Dit monument uit 1999 van de beeldhouwer Karoly Szekeres herinnert aan plaatsgenoten die tijdens de Japanse bezetting van Indonesië van 1942 tot 1945 het leven lieten en aan de Nederlandse soldaten die in de periode 1946- 1949 in Nederlands-Indië sneuvelden.
Tegen het einde van de oorlog waren de bruggen van Deventer en dan vooral de spoorbrug het doelwit van de Geallieerden. Met de geallieerden bedoelen we de landen die samenvochten tegen Duitsland. De voornaamste reden van de bombardementen was om een einde te maken aan het vervoer vande vliegende bommen V-1 en V-2 door de Duitsers naar het westen van Nederland.
Op 10 april 1945 werd de stad Deventer bevrijd van de Duitse bezetters. Dat ging niet zonder slag of stoot. Het was de Canadese Zevende Brigade onder leiding van generaal T.G. Gibson die de bevrijdingsoperatie uitvoerde.
De Oxerhof is een landgoed dat vlakbij Deventer ligt Tijdens de oorlog gebruikten de Duitsers het landgoed als gevangenis. Begin april 1940 zaten er nog veertig verzetsmensen gevangen. Op 6 april gaf de Duitse commandant het bevel om dertig gevangenen vrij te laten.
De stad Deventer heeft veel te lijden gehad van het oorlogsgeweld, met name van de bombardementen op de bruggen. Er zijn veel Deventer joden opgepakt en ook veel Deventenaren bij het oorlogsgeweld gedood.

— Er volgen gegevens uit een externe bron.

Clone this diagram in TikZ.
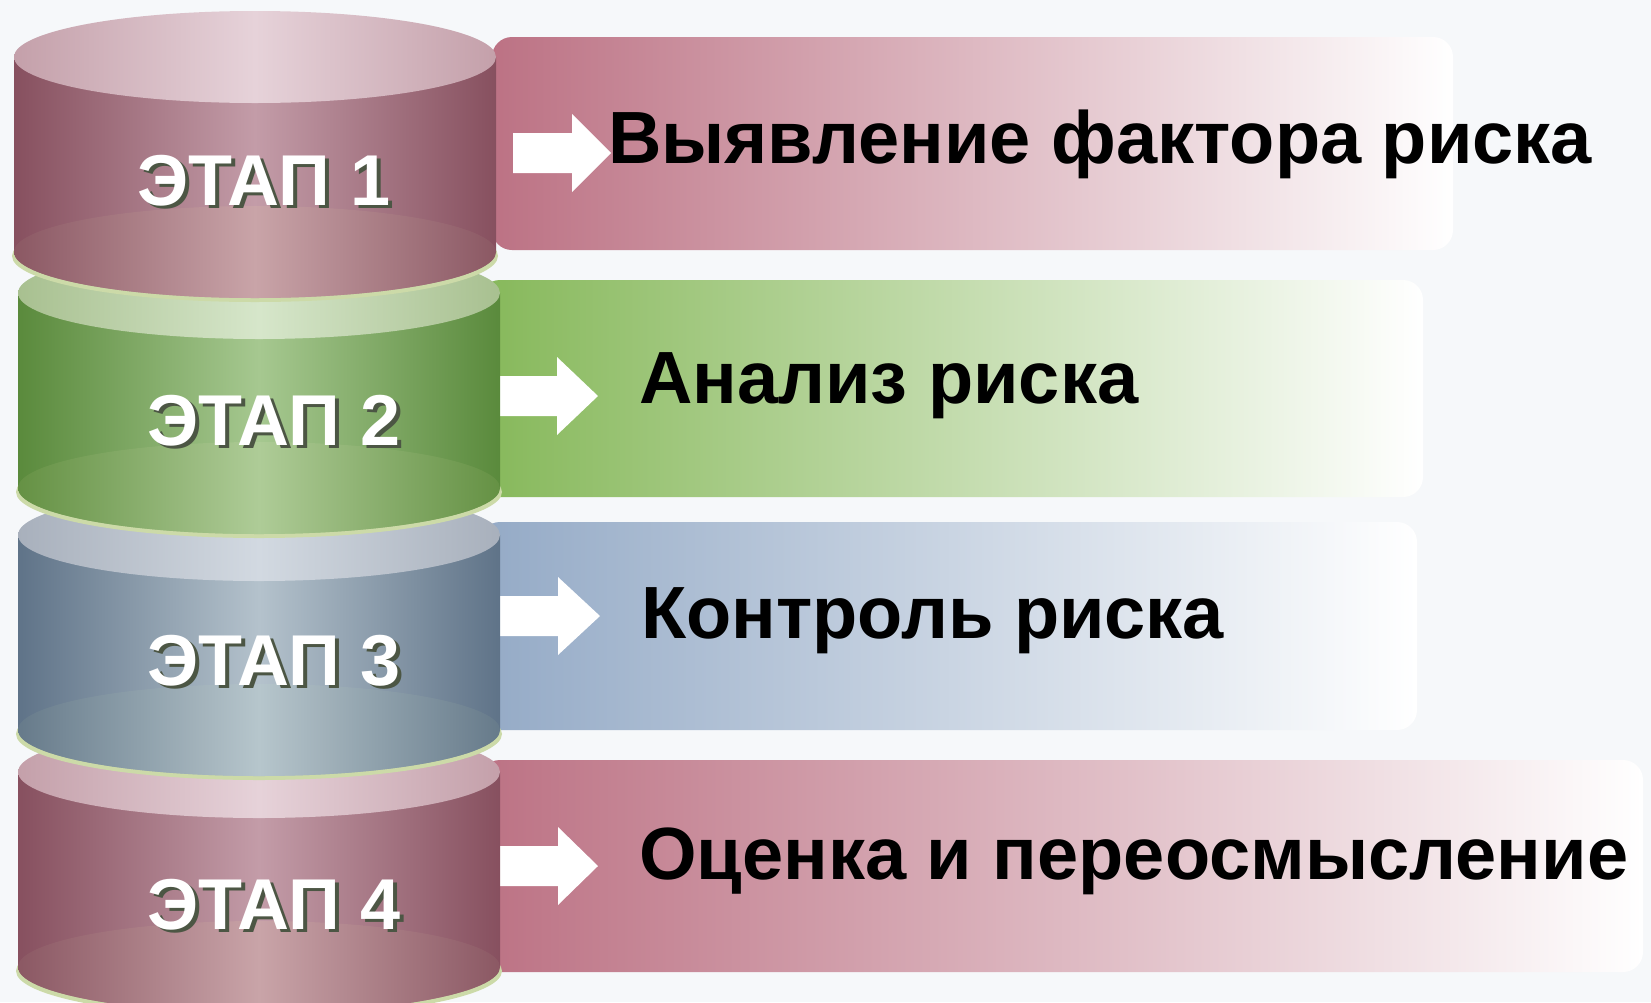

Enkele jaren na het einde van de Tweede Wereldoorlog kwam er opnieuw oorlogsdreiging, nu vanuit het communistische Rusland. De Nederlandse regering besloot in het geheim een verdedigingslinie aan te leggen van 120 km lang, de IJssellinie genaamd. Door een groot deel van Oost-Nederland onder water te kunnen zetten dacht men beter beveiligd te zijn tegen een mogelijke opmars van de Russen.